Not an Alcoholic, Just a Little FOMO

So, for a while now, I’ve been thinking about giving up drinking as a sort of challenge/detox for myself. Since moving to New York City, I wouldn’t be surprised if my liver has deteriorated by 50%…yeah, it’s been a couple of months filled with those kinds of weekend nights…okay and maybe a few Mondays and Tuesdays and Thursdays. Woops. What can I say; your girl loves a good espresso martini…and vodka cran and Ciroc Coconut with gingerale and Jameson Red Hot shots. I mean, we’ve got to live a little, right? (Yeah, yeah I can see your horror from here, Gretch, and yes, I know that alcohol is not necessarily necessary to have a good time…which means you can stop internally preparing for that text lecture (LOVE YOU)).

In case you don’t already know or have yet to begin to figure out, I’m quite the analytical character. So, with drinking comes way too many thoughts to get inundated by. And, okay, maybe I’m a little bit of a hypochondriac too, so those two qualities together have led me to right about now. It’s happened before and I don’t exactly remember my drinking game at that point in life, but either way some organ on my left side (at least that’s what I assume it to be) has become inflamed so as to make its presence very well known—you can even feel it if you poke around right under my rib cage (well, sometimes).
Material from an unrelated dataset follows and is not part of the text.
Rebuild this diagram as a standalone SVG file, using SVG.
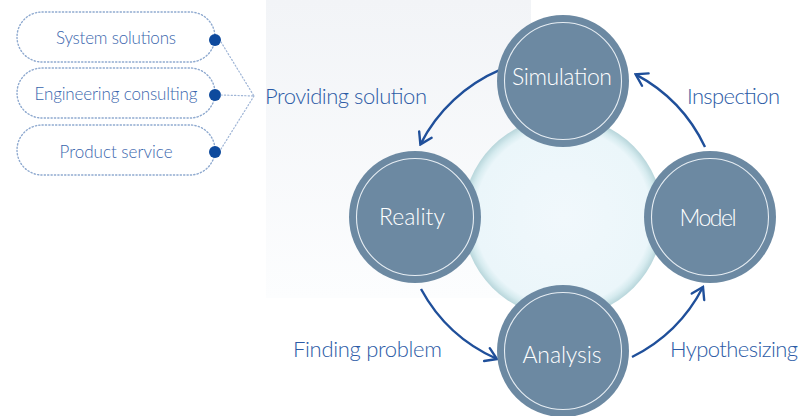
<svg xmlns="http://www.w3.org/2000/svg" width="812" height="416" viewBox="0 0 812 416">
  <defs>
    <linearGradient id="panelGrad" x1="0" y1="0" x2="0" y2="1">
      <stop offset="0" stop-color="#f2f4f7"/>
      <stop offset="1" stop-color="#fcfdfe"/>
    </linearGradient>
    <radialGradient id="hubGrad" cx="0.5" cy="0.5" r="0.5">
      <stop offset="0" stop-color="#f1f8fc"/>
      <stop offset="0.88" stop-color="#ebf6fa"/>
      <stop offset="0.94" stop-color="#d6ebef"/>
      <stop offset="1" stop-color="#b8d6db"/>
    </radialGradient>
    <marker id="chev" viewBox="-13 -9 15 18" markerWidth="15" markerHeight="18" refX="0" refY="0" orient="auto" markerUnits="userSpaceOnUse">
      <path d="M-11,-7 L0,0 L-11,7" fill="none" stroke="#1f4f9a" stroke-width="2.4" stroke-linecap="round" stroke-linejoin="miter"/>
    </marker>
  </defs>
  <style>
    .pill { fill: none; stroke: #8ea9cf; stroke-width: 1.4; stroke-dasharray: 1.2 2.2; stroke-linecap: round; }
    .dot { fill: #0e4a9d; }
    .lead { fill: none; stroke: #9fb5d6; stroke-width: 1.2; stroke-dasharray: 1.2 2.2; stroke-linecap: round; }
    .pill-text { font-family: Lato, "Open Sans", sans-serif; font-weight: 300; font-size: 17px; fill: #3a66ad; text-anchor: middle; }
    .node-disc { fill: #6c89a2; }
    .node-ring { fill: none; stroke: #e6edf3; stroke-width: 1.1; }
    .node-text { font-family: Lato, "Open Sans", sans-serif; font-weight: 300; font-size: 23px; fill: #ffffff; text-anchor: middle; }
    .flow { fill: none; stroke: #1f4f9a; stroke-width: 2.4; marker-end: url(#chev); }
    .flow-text { font-family: Lato, "Open Sans", sans-serif; font-weight: 300; font-size: 22px; fill: #2c5ba6; }
  </style>

  <!-- soft backdrop panel behind the cycle -->
  <rect x="266" y="0" width="265" height="298" fill="url(#panelGrad)"/>

  <!-- central hub -->
  <circle id="hub" cx="563" cy="217" r="100" fill="url(#hubGrad)"/>

  <!-- service pills -->
  <g id="pill-system">
    <rect class="pill" x="17" y="12" width="198" height="50" rx="25"/>
    <text class="pill-text" x="116" y="44" textLength="120">System solutions</text>
    <circle class="dot" cx="215" cy="40" r="6"/>
  </g>
  <g id="pill-engineering">
    <rect class="pill" x="17" y="68" width="198" height="50" rx="25"/>
    <text class="pill-text" x="116" y="100" textLength="163">Engineering consulting</text>
    <circle class="dot" cx="215" cy="95" r="6"/>
  </g>
  <g id="pill-product">
    <rect class="pill" x="17" y="125" width="198" height="50" rx="25"/>
    <text class="pill-text" x="116" y="158" textLength="113">Product service</text>
    <circle class="dot" cx="215" cy="152" r="6"/>
  </g>

  <!-- leader lines from the pills to the label -->
  <g id="leaders">
    <path class="lead" d="M221,42 L254,96"/>
    <path class="lead" d="M221,95 L254,96"/>
    <path class="lead" d="M221,149 L254,96"/>
  </g>

  <!-- cycle connectors -->
  <g id="connectors">
    <path class="flow" d="M500.5,69.7 A160,160 0 0 0 420.4,144.4"/>
    <path class="flow" d="M421,289 A160,160 0 0 0 497,359"/>
    <path class="flow" d="M632,357 A160,160 0 0 0 703,287"/>
    <path class="flow" d="M705,147 A160,160 0 0 0 635.6,74.4"/>
  </g>

  <!-- connector labels -->
  <g id="labels">
    <text class="flow-text" x="265" y="104" textLength="162">Providing solution</text>
    <text class="flow-text" x="687" y="104" textLength="93">Inspection</text>
    <text class="flow-text" x="293" y="357" textLength="149">Finding problem</text>
    <text class="flow-text" x="670" y="357" textLength="128">Hypothesizing</text>
  </g>

  <!-- cycle nodes -->
  <g id="node-simulation">
    <circle class="node-disc" cx="563" cy="81" r="66"/>
    <circle class="node-ring" cx="563" cy="81" r="58.5"/>
    <text class="node-text" x="562" y="85" textLength="100">Simulation</text>
  </g>
  <g id="node-reality">
    <circle class="node-disc" cx="415" cy="217" r="66"/>
    <circle class="node-ring" cx="415" cy="217" r="58.5"/>
    <text class="node-text" x="412" y="225" textLength="66">Reality</text>
  </g>
  <g id="node-model">
    <circle class="node-disc" cx="710" cy="217" r="66"/>
    <circle class="node-ring" cx="710" cy="217" r="58.5"/>
    <text class="node-text" x="708" y="226" textLength="57">Model</text>
  </g>
  <g id="node-analysis">
    <circle class="node-disc" cx="563" cy="351" r="66"/>
    <circle class="node-ring" cx="563" cy="351" r="58.5"/>
    <text class="node-text" x="562" y="363" textLength="79">Analysis</text>
  </g>
</svg>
And since I’m backwards (Situs Inversus with Dextrocardia Totalis, thank you very much), that means it could very well be my liver. Yes, I have obviously gone to the doctor but they say nothing’s wrong and it’s likely just inflammation from working out. But, since I am convinced that it could be the alcohol, I’ve decided that now is as good a time as any to cut out my favorite weekend accessory and stash away my precious Kate Spade “Happy Hour” flask (or at least attempt to—and I say attempt not because I’m incapable due to being an alcoholic but because, let’s be honest, FOMO is so real and the idea of missing out due to not indulging in a shot (or two or six) can sometimes get the better of us).
So here’s the plan (and I’m actually posting this because then perhaps I will feel like I have to hold myself accountable in case I begin to waver): starting Tuesday (because it’s Memorial Day Weekend until then and…I really don’t think I need to explain that one) I will cut out all alcohol until the weekend of July 4th (unless of course I find someone to get all honky tonk in a pair of cowboy boots and a pair of Daisy Dukes with at Farm Borough the weekend of June 26th, then sorry bout it).

Sounds like a plan, right? Sweet, I’m pumped (ish). And hey, maybe I’ll lose six pounds while I’m at it, so there’s that.